Unsure if two expressions are logically equivalent

Question

I am unsure whether the following statements are logically equivalent.

1. $\forall x((\exists y\text|Q(x,y)) \implies P(x))$

2. $\forall x\forall y(Q(x,y) \implies P(x))$

From my understanding, the first statement should read 'for all X, there exists a $Y$ satisfying $Q(x, y)$ implying $P(x)$'. The second statement can be read as 'for all $X$ and all Y, $Q(x, y)$ implies $P(x)$'.

I did not think these statements were logically equivalent, as they don't seem to convey the same thing. Statement 2 seems to imply statement 1, but statement 1 doesn't necessarily imply statement 2?
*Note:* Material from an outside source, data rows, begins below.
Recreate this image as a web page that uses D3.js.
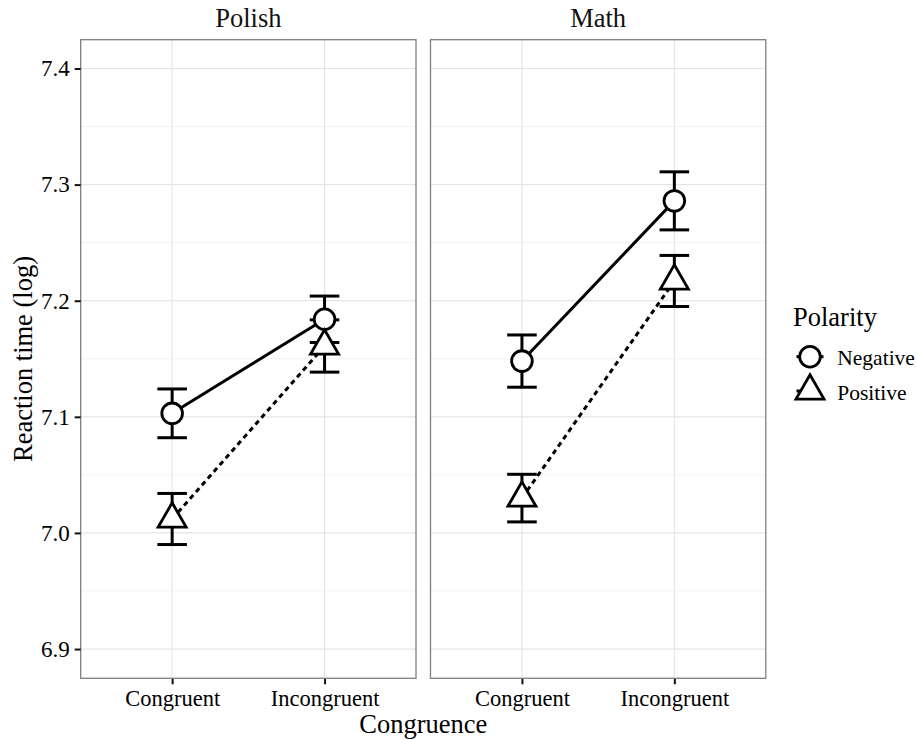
<!DOCTYPE html>
<html>
<head>
<meta charset="utf-8">
<script src="https://cdn.jsdelivr.net/npm/d3@7"></script>
<style>
  body { margin: 0; background: #fff; }
  svg { font-family: "Liberation Serif", serif; }
</style>
</head>
<body>
<svg width="917" height="740"></svg>
<script>
// data
var subjects = ['Polish', 'Math'];
var congruence = ['Congruent', 'Incongruent'];
var polarity = ['Negative', 'Positive'];

var polishNegative = [7.103, 7.184];
var polishNegativeErr = [0.021, 0.020];
var polishPositive = [7.012, 7.161];
var polishPositiveErr = [0.022, 0.0225];
var mathNegative = [7.148, 7.286];
var mathNegativeErr = [0.0225, 0.025];
var mathPositive = [7.030, 7.217];
var mathPositiveErr = [0.0205, 0.022];

var yTicks = [6.9, 7.0, 7.1, 7.2, 7.3, 7.4];
var yMinor = [6.95, 7.05, 7.15, 7.25, 7.35];

var series = {
  Polish: {
    Negative: { mean: polishNegative, err: polishNegativeErr },
    Positive: { mean: polishPositive, err: polishPositiveErr }
  },
  Math: {
    Negative: { mean: mathNegative, err: mathNegativeErr },
    Positive: { mean: mathPositive, err: mathPositiveErr }
  }
};

var svg = d3.select('svg');

var panelX = [80.7, 430.5];
var panelW = 335.3;
var panelTop = 39.7, panelBottom = 678.3;

var y = d3.scaleLinear()
  .domain([6.8748, 7.4248])
  .range([panelBottom, panelTop]);

var x = d3.scalePoint()
  .domain(congruence)
  .range([0, panelW])
  .padding(0.6);

var symbols = {
  Negative: d3.symbol().type(d3.symbolCircle).size(335),
  Positive: d3.symbol().type(d3.symbolTriangle).size(340)
};
var dashes = { Negative: null, Positive: '5,4' };
var lw = 3;

subjects.forEach(function(subj, p) {
  var g = svg.append('g')
    .attr('transform', `translate(${panelX[p]},0)`);

  // grid
  g.selectAll('.minor')
    .data(yMinor)
    .enter().append('line')
    .attr('x1', 0).attr('x2', panelW)
    .attr('y1', d => y(d)).attr('y2', d => y(d))
    .attr('stroke', '#f2f2f2').attr('stroke-width', 1);

  g.selectAll('.major')
    .data(yTicks)
    .enter().append('line')
    .attr('x1', 0).attr('x2', panelW)
    .attr('y1', d => y(d)).attr('y2', d => y(d))
    .attr('stroke', '#e5e5e5').attr('stroke-width', 1.2);

  g.selectAll('.vmajor')
    .data(congruence)
    .enter().append('line')
    .attr('x1', d => x(d)).attr('x2', d => x(d))
    .attr('y1', panelTop).attr('y2', panelBottom)
    .attr('stroke', '#e5e5e5').attr('stroke-width', 1.2);

  // strip title
  g.append('text')
    .attr('x', panelW / 2)
    .attr('y', 26.7)
    .attr('text-anchor', 'middle')
    .style('font-size', '26.5px')
    .attr('fill', '#111')
    .text(subj);

  // x axis
  var xAxis = g.append('g')
    .attr('transform', `translate(0,${panelBottom})`)
    .call(d3.axisBottom(x).tickSize(6).tickPadding(6));
  xAxis.select('.domain').remove();
  xAxis.selectAll('line').attr('stroke', '#111').attr('stroke-width', 2);
  xAxis.selectAll('text')
    .attr('fill', '#000')
    .style('font-family', '"Liberation Serif", serif')
    .style('font-size', '22.5px');

  var line = d3.line()
    .x(function(d, i) { return x(congruence[i]); })
    .y(function(d) { return y(d); });

  // error bars
  polarity.forEach(function(pol) {
    var s = series[subj][pol];
    var eb = g.append('g');
    s.mean.forEach(function(m, i) {
      var cx = x(congruence[i]);
      var lo = y(m - s.err[i]), hi = y(m + s.err[i]);
      eb.append('line')
        .attr('x1', cx).attr('x2', cx).attr('y1', lo).attr('y2', hi)
        .attr('stroke', '#000').attr('stroke-width', lw);
      [lo, hi].forEach(function(yy) {
        eb.append('line')
          .attr('x1', cx - 14.8).attr('x2', cx + 14.8)
          .attr('y1', yy).attr('y2', yy)
          .attr('stroke', '#000').attr('stroke-width', lw);
      });
    });
  });

  // lines
  polarity.forEach(function(pol) {
    g.append('path')
      .attr('d', line(series[subj][pol].mean))
      .attr('fill', 'none')
      .attr('stroke', '#000')
      .attr('stroke-width', lw)
      .attr('stroke-dasharray', dashes[pol]);
  });

  // points
  polarity.forEach(function(pol) {
    g.selectAll('.pt-' + pol)
      .data(series[subj][pol].mean)
      .enter().append('path')
      .attr('transform', function(d, i) { return `translate(${x(congruence[i])},${y(d)})`; })
      .attr('d', symbols[pol])
      .attr('fill', '#fff')
      .attr('stroke', '#000')
      .attr('stroke-width', 2.8);
  });

  // panel border
  g.append('rect')
    .attr('x', 0).attr('y', panelTop)
    .attr('width', panelW).attr('height', panelBottom - panelTop)
    .attr('fill', 'none')
    .attr('stroke', '#7f7f7f')
    .attr('stroke-width', 1.3);
});

// y axis
var yAxis = svg.append('g')
  .attr('transform', `translate(${panelX[0]},0)`)
  .call(d3.axisLeft(y).tickValues(yTicks).tickFormat(d3.format('.1f')).tickSize(6).tickPadding(5));
yAxis.select('.domain').remove();
yAxis.selectAll('line').attr('stroke', '#111').attr('stroke-width', 2);
yAxis.selectAll('text')
  .attr('fill', '#000')
  .style('font-family', '"Liberation Serif", serif')
  .style('font-size', '23px');

// axis titles
svg.append('text')
  .attr('x', (panelX[0] + panelX[1] + panelW) / 2)
  .attr('y', 733)
  .attr('text-anchor', 'middle')
  .style('font-size', '26.5px')
  .text('Congruence');

svg.append('text')
  .attr('transform', `translate(32,${(panelTop + panelBottom) / 2}) rotate(-90)`)
  .attr('text-anchor', 'middle')
  .style('font-size', '26.5px')
  .text('Reaction time (log)');

// legend
var legend = svg.append('g');
legend.append('text')
  .attr('x', 793)
  .attr('y', 326)
  .style('font-size', '26.5px')
  .text('Polarity');

var keyY = [356.7, 391];
polarity.forEach(function(pol, i) {
  var k = legend.append('g').attr('transform', `translate(810,${keyY[i]})`);
  k.append('line')
    .attr('x1', -13.5).attr('x2', 13.5)
    .attr('stroke', '#000').attr('stroke-width', lw)
    .attr('stroke-dasharray', dashes[pol]);
  k.append('path')
    .attr('d', symbols[pol])
    .attr('fill', '#fff')
    .attr('stroke', '#000')
    .attr('stroke-width', 2.8);
  legend.append('text')
    .attr('x', 837.3)
    .attr('y', keyY[i] + 8.5)
    .style('font-size', '21.5px')
    .text(pol);
});
</script>
</body>
</html>
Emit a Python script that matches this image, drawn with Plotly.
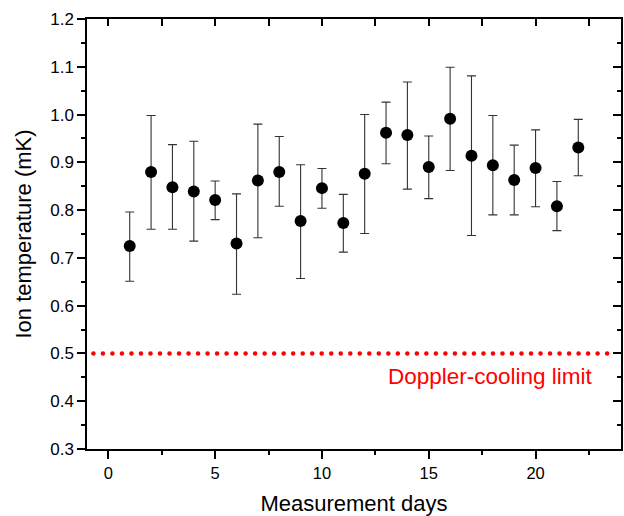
import numpy as np
import plotly.graph_objects as go

days = list(range(1, 23))
temp = [0.725, 0.880, 0.848, 0.839, 0.821, 0.730, 0.862, 0.880, 0.777, 0.846, 0.773,
        0.876, 0.962, 0.957, 0.890, 0.991, 0.914, 0.894, 0.863, 0.888, 0.808, 0.931]
upper = [0.796, 0.998, 0.937, 0.944, 0.861, 0.834, 0.980, 0.954, 0.895, 0.887, 0.833,
         1.000, 1.026, 1.068, 0.955, 1.099, 1.081, 0.998, 0.936, 0.968, 0.860, 0.990]
lower = [0.651, 0.760, 0.760, 0.735, 0.780, 0.624, 0.742, 0.808, 0.657, 0.804, 0.712,
         0.751, 0.897, 0.844, 0.824, 0.883, 0.747, 0.790, 0.790, 0.807, 0.757, 0.872]
doppler_limit = 0.5
limit_label = "Doppler-cooling limit"

err_plus = [u - t for u, t in zip(upper, temp)]
err_minus = [t - l for t, l in zip(temp, lower)]

FONT = "Arial, Liberation Sans, sans-serif"

fig = go.Figure()

# dotted Doppler limit line drawn as round dots
dot_x = np.linspace(-0.7, 23.35, 55)
fig.add_trace(go.Scatter(
    x=dot_x, y=[doppler_limit] * len(dot_x), mode="markers",
    marker=dict(color="#ff0000", size=4.5, line=dict(width=0)),
    hoverinfo="skip", showlegend=False))

fig.add_trace(go.Scatter(
    x=days, y=temp, mode="markers",
    marker=dict(color="black", size=12, line=dict(width=0)),
    error_y=dict(type="data", symmetric=False, array=err_plus, arrayminus=err_minus,
                 color="#333333", thickness=1.1, width=4.5),
    showlegend=False))

fig.add_annotation(x=22.8, y=0.451, xref="x", yref="y", text=limit_label,
                   showarrow=False, xanchor="right", yanchor="middle",
                   font=dict(family=FONT, size=22.5, color="#ff0000"))

fig.update_layout(
    width=624, height=516,
    margin=dict(l=87, r=3, t=19, b=67),
    paper_bgcolor="white", plot_bgcolor="white",
    font=dict(family=FONT, color="black"),
    xaxis=dict(range=[-1, 24], tickvals=[0, 5, 10, 15, 20], ticks="outside", ticklen=8,
               tickwidth=1.5, tickcolor="black", showline=True, linecolor="black", linewidth=1.5,
               showgrid=False, zeroline=False, tickfont=dict(size=16.5, family=FONT),
               automargin=False,
               minor=dict(tickvals=[2.5, 7.5, 12.5, 17.5, 22.5], ticks="outside", ticklen=4,
                          tickwidth=1.5, tickcolor="black", showgrid=False),
               title=dict(text="Measurement days", font=dict(size=22, family=FONT), standoff=18)),
    yaxis=dict(range=[0.3, 1.2], tickvals=[0.3, 0.4, 0.5, 0.6, 0.7, 0.8, 0.9, 1.0, 1.1, 1.2],
               tickformat=".1f", ticks="outside", ticklen=8, tickwidth=1.5, tickcolor="black",
               showline=True, linecolor="black", linewidth=1.5, showgrid=False, zeroline=False,
               tickfont=dict(size=17, family=FONT), automargin=False,
               minor=dict(tickvals=[0.35, 0.45, 0.55, 0.65, 0.75, 0.85, 0.95, 1.05, 1.15],
                          ticks="outside", ticklen=4, tickwidth=1.5, tickcolor="black", showgrid=False),
               title=dict(text="Ion temperature (mK)", font=dict(size=22, family=FONT), standoff=13)),
    xaxis2=dict(overlaying="x", side="top", matches="x", range=[-1, 24],
                tickvals=[0, 2.5, 5, 7.5, 10, 12.5, 15, 17.5, 20, 22.5], ticks="inside", ticklen=7,
                tickwidth=1.5, tickcolor="black", showticklabels=False, showline=True,
                linecolor="black", linewidth=1.5, showgrid=False, zeroline=False),
    yaxis2=dict(overlaying="y", side="right", range=[0.3, 1.2],
                tickvals=[0.3, 0.4, 0.5, 0.6, 0.7, 0.8, 0.9, 1.0, 1.1, 1.2], ticks="inside", ticklen=8,
                tickwidth=1.5, tickcolor="black", showticklabels=False, showline=True,
                linecolor="black", linewidth=1.5, showgrid=False, zeroline=False,
                minor=dict(tickvals=[0.35, 0.45, 0.55, 0.65, 0.75, 0.85, 0.95, 1.05, 1.15],
                           ticks="inside", ticklen=4, tickwidth=1.5, tickcolor="black", showgrid=False)),
)

# invisible trace to activate the mirror axes
fig.add_trace(go.Scatter(x=[None], y=[None], xaxis="x2", yaxis="y2", showlegend=False,
                         hoverinfo="skip"))

fig.write_html("out.html", config={"displayModeBar": False},
               post_script="document.body.style.margin='0';")
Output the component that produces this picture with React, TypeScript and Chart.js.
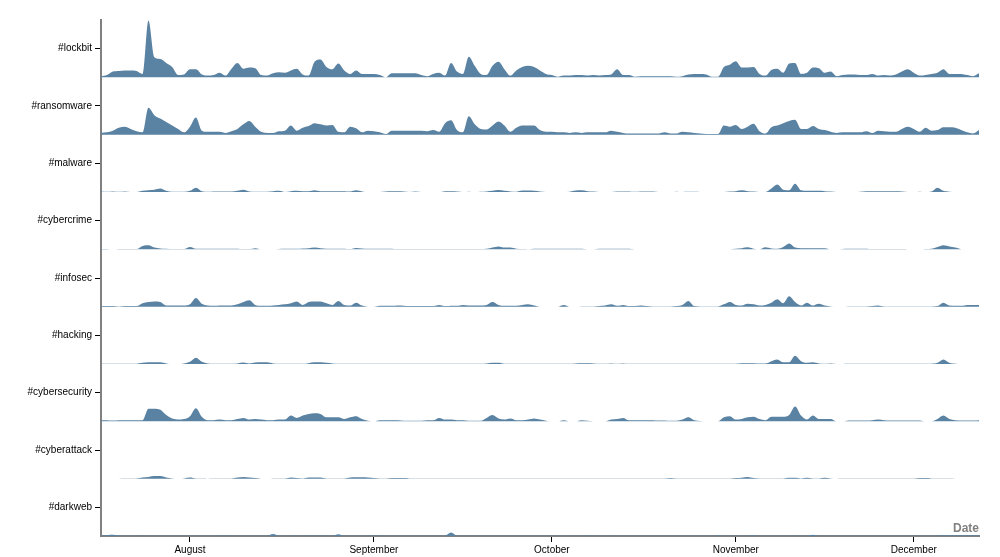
import React, { useEffect, useRef } from 'react';
import { Chart, registerables } from 'chart.js';

Chart.register(...registerables);

// ---- data -----------------------------------------------------------------
const startDate = new Date(2023, 6, 17); // first day of the series
const categories = ['#lockbit', '#ransomware', '#malware', '#cybercrime', '#infosec', '#hacking', '#cybersecurity', '#cyberattack', '#darkweb'];
const monthLabels = ['August', 'September', 'October', 'November', 'December'];

const lockbit = [2,4,10,11,12,12,11,6,99,35, 32,25,18,4,5,14,14,5,3,4, 8,3,15,25,15,17,16,4,3,7, 9,8,12,15,5,3,27,31,18,14, 24,12,6,12,6,6,6,4,0,7, 7,7,7,7,4,2,6,8,3,25, 10,6,36,20,6,4,20,27,14,3, 12,18,20,18,12,6,4,1,3,3, 4,4,3,4,3,4,5,14,4,4, 1,2,2,2,2,2,2,1,2,5, 6,6,5,1,1,18,22,28,17,17, 18,6,3,13,15,8,24,25,6,8, 17,16,8,10,2,4,5,5,4,4, 6,3,4,3,5,10,14,8,3,4, 6,8,14,6,6,6,4,2,7];
const ransomware = [3,4,7,12,14,10,6,4,47,34, 28,22,16,10,4,14,30,7,5,5, 5,3,6,10,18,24,14,5,3,3, 6,7,16,7,12,15,20,18,16,17, 5,4,14,11,4,7,6,4,1,7, 7,7,7,7,7,6,8,5,20,25, 8,4,32,18,10,9,16,23,16,5, 12,16,16,16,8,5,5,4,4,3, 4,3,4,4,4,4,7,5,3,2, 2,2,2,2,2,4,2,2,5,4, 3,2,1,1,1,16,14,17,10,14, 19,6,2,13,16,20,24,26,10,10, 15,10,8,5,3,4,4,4,4,6, 3,7,6,5,5,10,14,10,5,12, 7,8,13,13,12,8,4,2,8];
const malware = [1,0.5,1,0.5,1,0,0,2,3,4, 6,2,0.5,0.5,0.5,2,7.5,1.5,0.5,1, 1,1,1,2,4,1,0.5,0.5,0.5,1.5, 2,0,1.5,2,1.5,1.5,3,1.5,1.5,1.5, 1.5,1.5,1,3,1,0,0,0,1,1.5, 1.5,1,0,1,0,0,0,0,1.5,1.5, 1,0,0.5,0,0.5,1,2,3.5,2,1, 0.5,2.5,2.5,2,1,0,0,0,0,0.5, 2.5,3,1.5,1,0,0,0,1,1,1, 0.5,1,1,1,0,0,0,0.5,0,0.3, 0.3,0.2,0.2,0.2,0.2,0.2,1,1.5,3,1.5, 1,0,0,6,13,4,3,14.5,3,2, 2,2,1.5,1,0,0,0,0,0.5,1.5, 1.5,1.5,1.5,1.5,1.5,1,0,0,0.5,0, 1,7.5,2,0.5,0,0];
const cybercrime = [0.5,0.5,0,0.5,0.5,0.5,0.5,6,7,3, 1.5,1,0.5,0.5,0.5,4,1,1,1,1, 1,1,1,1,0.5,0.5,2,0,0,0, 0.5,1,1,1,1.5,2,3,2,1,1, 1,1,0.5,2.5,1.5,1.2,1.2,1.2,1.2,1, 0.5,0.5,0.5,0.5,0.5,0.5,0.5,0.5,0.5,0.5, 0.5,0.5,0.5,0.5,0.5,1,3,5,3,3, 1,0.5,0.3,1,1,1,1,1,1,1, 1,1,0.3,0.3,1,1,1.2,1.2,1.2,1, 0,0,0.2,0.2,0.2,0.2,0.2,0.3,0.3,0.3, 0.3,0.3,0.3,0.3,0.3,0.3,0.3,1,2,3.5, 1,0,3.5,1.5,1,4,10,3,2,2, 2,2,2,0,0,0.5,1,1,1,1, 0.5,0.5,0.5,0.5,0.5,0.5,0.3,0,0,0.5, 1,4,7,5,3,0];
const infosec = [1,1,1,0.5,1,1,1,6,8,9, 8,2,2,2,2,4,15,5,2,1.5, 2,2,2,4,8,11,3,1.5,1.5,2, 3,4,6,9,3,8,9,9,6,3, 10,3,2,7,2,0,0,1.5,1.5,1.5, 2,1.5,1,1,1,1,1,3,1,1.5, 1.5,3,2,2,2,3,8,3,1.5,1.5, 1.5,3,4,2,0,0,0,0,3,0, 0,0.5,0.5,0.5,1,2,4,1.5,3,1, 1,2,1,0.5,0.5,0.5,0.5,1,3,10, 1,0.3,0.3,0.3,0.5,4,8,3,2,5, 4,2,3,7,13,6,18,8,2,7, 2,5,2,0.5,0,0,0.5,0.5,0.5,0.5, 1,2,0.5,0.5,0.5,0.5,0.5,0.5,0.5,0.5, 0.5,1,7,2,1.5,1.5,3,3,3];
const hacking = [0.3,0.3,0.3,0.3,0.3,0.3,0.5,2,3,3, 3,1,0,0,1,4,11,4,1,0.5, 0.5,0.5,0.5,1,2.5,1,2.5,3,3,1, 0.5,0.5,0.5,0.5,0.5,1.5,3,3,2,1, 0.5,0.5,0.3,0.3,0.3,0.3,0.3,0.3,0.3,0.3, 0.3,0.3,0.3,0.3,0.5,0.5,0.5,0.5,0.5,0.5, 0.5,0.5,0.5,0.5,0.5,1,2,2,0.5,0.3, 0.3,0.3,0.3,0.3,0.3,0.3,0.3,0.3,0.3,0.3, 1,1.5,1.5,1,0.3,0.3,1,0.3,1,0.3, 0.3,0.3,0.3,0.3,0.3,0.3,0.3,0.3,0.3,0.3, 0.3,0.3,0.3,0.3,0.3,0.3,0.3,0.5,1.5,1.5, 1.5,1,1,5,8,3,3,14.5,5,2, 3,1,0.5,1,0,0,0.3,0.5,0.5,0.5, 0.5,0.5,0.5,0.5,0.5,0.3,0.3,0.3,0.3,0.3, 0.5,2,8,2,0.5,0];
const cybersecurity = [2,2,1.5,2,2,2,2,2,22,22, 20,11,5,3,4,9,23,8,2,2, 3,2,2,4,6,3,4,3,2,2, 3,3,10,6,10,13,14,13,7,7, 7,4,7,9,4,1,0,2,2,2, 2,1,1,1,1,2,2,6,3,3, 2,2,1,1,1,6,11,5,3,5, 2,2,3,5,3,1,0,0,2,0, 0,2,1,0,0,0,3,4,6,2, 2,2,2,2,1.5,1.5,1,1,3,7, 2,0.5,0,0,0,7,9,3,4,7, 8,4,2,8,8,8,11,26,10,3, 10,4,4,4,0,0,1.5,1.5,1.5,1.5, 2,3,2,1.5,1.5,1.5,1.5,1.5,1.5,0, 0,4,10,4,2,1.5,1.5,1.5,2];
const cyberattack = [0,0,0,0,0.2,0.3,0.3,2,3,4.5, 4.5,2,0.3,0,0.5,2,0.5,0.3,0,0.3, 0.5,0.5,0.5,2,3,2,1,0,0,0.5, 0.5,0.5,2,1,0.5,2,2,2,0.5,0.5, 0.3,0.3,2,2.5,2.5,2,1,0.5,0.3,1, 1,1,0.5,0.3,0.5,0.3,0.3,0.5,0.2,0.5, 0.3,0.3,0.3,0.3,0.3,0.2,0.5,0.3,0.3,0.2, 0.3,0.5,0.3,0.2,0.2,0.2,0.2,0.2,0.2,0.2, 0.2,0.2,0.2,0.2,0.2,0.2,0.2,0.2,0.2,0.2, 0.2,0.2,0.2,0.2,0.2,0.2,1,0.2,0.2,0.2, 0.2,0.2,0.2,0.2,0.2,0.5,0.5,1,1.5,3, 1,0.5,0.5,0.5,0.5,0.5,1.5,1.5,0.5,1.5, 0.5,0.5,1.5,0.5,0,0.3,0.3,0.3,0.3,0.3, 0.3,0.3,0.3,0.3,0.3,0.3,0.3,0.3,1,1, 0.5,0.3,0.3,0.3,0,0];
const darkweb = [0.5,1.5,2,1,0.3,0.3,0.3,1,0.5,0.5, 0.5,0.3,0.3,0.3,0.5,0.5,0.3,0.5,0.3,0.3, 1,1,1,0.3,0.3,0.3,0.3,0.3,0.5,3.5, 0.5,0.3,0.5,1,0.5,1,1,1,0.5,0.3, 3,0.5,0.3,0.3,0.3,0.5,1,1,0.5,0.5, 0.3,0.5,0.3,0.3,0.3,0.3,0.3,0.3,0.5,6, 0.5,0.3,0.3,0.3,0.5,0.5,0.5,0.5,0.5,0.5, 0.3,0.5,0.5,0.5,0.5,0.5,0.3,0.3,0.3,0.3, 1,0.5,1,1,0.3,0.3,1,0.3,0.3,0.3, 0.5,0.5,0.5,0.5,0.3,0.3,0.3,0.3,0.3,0.3, 0.3,0.3,0.3,0.3,1.5,0.5,0.3,1,0.3,0.3, 1.5,0.3,0.3,0.3,0.5,0.5,0.3,1,0.3,0.3, 2,0.5,0.5,0.3,0.3,0.5,0.5,0.5,0.5,0.5, 0.5,0.5,0.3,0.3,0.3,0.3,0.3,1,0.5,0.5, 0.5,1,1.5,1.5,1.5,1.5,1.5,1.5,1.5];

const seriesValues = [lockbit, ransomware, malware, cybercrime, infosec, hacking, cybersecurity, cyberattack, darkweb];

// ---- layout / style constants -------------------------------------------
const ROW = 100;          // vertical units per ridge row
const LABEL_OFFSET = 50;  // label tick position above each baseline
const FILL = '#5a82a2';
const FONT = '"Liberation Sans", Arial, Helvetica, sans-serif';

const DAY_MS = 86400000;
const dayIndex = (d: Date) => Math.round((d.getTime() - startDate.getTime()) / DAY_MS);
const monthStarts = monthLabels.map((_, i) => dayIndex(new Date(2023, 7 + i, 1)));
const lastDay = Math.max(...seriesValues.map((s) => s.length - 1));
const nRows = categories.length;
const baseOf = (k: number) => (nRows - 1 - k) * ROW;

const dateLabelPlugin = {
  id: 'dateLabel',
  afterDraw(chart: any) {
    const { ctx, chartArea } = chart;
    ctx.save();
    ctx.font = `bold 12px ${FONT}`;
    ctx.fillStyle = '#808080';
    ctx.textAlign = 'right';
    ctx.textBaseline = 'alphabetic';
    ctx.fillText('Date', chartArea.right, chartArea.bottom - 4);
    ctx.restore();
  },
};

export default function App() {
  const canvasRef = useRef<HTMLCanvasElement | null>(null);

  useEffect(() => {
    if (!canvasRef.current) return;
    Chart.defaults.font.family = FONT;

    const datasets = seriesValues.map((vals, k) => {
      const base = baseOf(k);
      return {
        label: categories[k],
        data: vals.map((v, d) => ({ x: d, y: base + v })),
        fill: { value: base },
        backgroundColor: FILL,
        borderColor: 'rgba(0,0,0,0)',
        borderWidth: 0,
        pointRadius: 0,
        pointHoverRadius: 0,
        cubicInterpolationMode: 'monotone' as const,
      };
    });

    const yTickValues = categories.map((_, k) => baseOf(k) + LABEL_OFFSET).sort((a, b) => a - b);

    const chart = new Chart(canvasRef.current, {
      type: 'line',
      data: { datasets },
      options: {
        animation: false,
        responsive: true,
        maintainAspectRatio: false,
        layout: { padding: { top: 20, right: 21, left: 0, bottom: 0 } },
        plugins: { legend: { display: false }, tooltip: { enabled: false } },
        scales: {
          x: {
            type: 'linear',
            min: 0,
            max: lastDay,
            afterBuildTicks: (s: any) => {
              s.ticks = monthStarts.map((v) => ({ value: v }));
            },
            afterFit: (s: any) => {
              s.height = 21;
            },
            ticks: {
              autoSkip: false,
              maxRotation: 0,
              color: '#000',
              padding: 2,
              font: { size: 10, family: FONT },
              callback: (_v: any, i: number) => monthLabels[i],
            },
            grid: { display: true, drawOnChartArea: false, drawTicks: true, tickLength: 6, color: '#000', lineWidth: 1 },
            border: { display: true, color: '#808080', width: 2 },
          },
          y: {
            type: 'linear',
            min: 0,
            max: nRows * ROW,
            afterBuildTicks: (s: any) => {
              s.ticks = yTickValues.map((v) => ({ value: v }));
            },
            afterFit: (s: any) => {
              s.width = 101;
            },
            ticks: {
              color: '#000',
              padding: 3,
              font: { size: 10, family: FONT },
              callback: (v: any) => {
                const k = categories.findIndex((_, j) => baseOf(j) + LABEL_OFFSET === Number(v));
                return k >= 0 ? categories[k] : '';
              },
            },
            grid: { display: true, drawOnChartArea: false, drawTicks: true, tickLength: 6, color: '#000', lineWidth: 1 },
            border: { display: true, color: '#808080', width: 2 },
          },
        },
      },
      plugins: [dateLabelPlugin],
    } as any);

    return () => chart.destroy();
  }, []);

  return (
    <div style={{ position: 'absolute', left: 0, top: 0, width: 1000, height: 557 }}>
      <canvas ref={canvasRef} />
    </div>
  );
}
I would appreciate any explanation of this above question - does statement 2 also imply statement 1, thereby making the two statements equivalent?

Answer 1

Yes, the two statement are logically equivalent.

In general, we have that

$(\exists v \phi) \to \psi \equiv \forall v(\phi \to \psi)$
$(\forall v \phi) \to \psi \equiv \exists v(\phi \to \psi)$
provided $v$ does not occur free in $\psi$

-- that is, one can move a quantifier between the left-hand side of an implication and outside the implication by switching it to its dual. So $\exists y$ in the left-hand side of $\Longrightarrow$ in statement 1 can become $\forall y$ outside the $\Longrightarrow$ in statement 2 and vice versa.

To get at your intuition, take $Q(x,y)$ to mean "$x > y$", and $P(x)$ for "$x$ is (non-zero) positive". Then "For every natural number $x$, if there is a natural number $y$ that is smaller, then $x$ is positive" should mean the same as "For every pair of natural numbers $x, y$, if the first is greater than the second, then it is positive".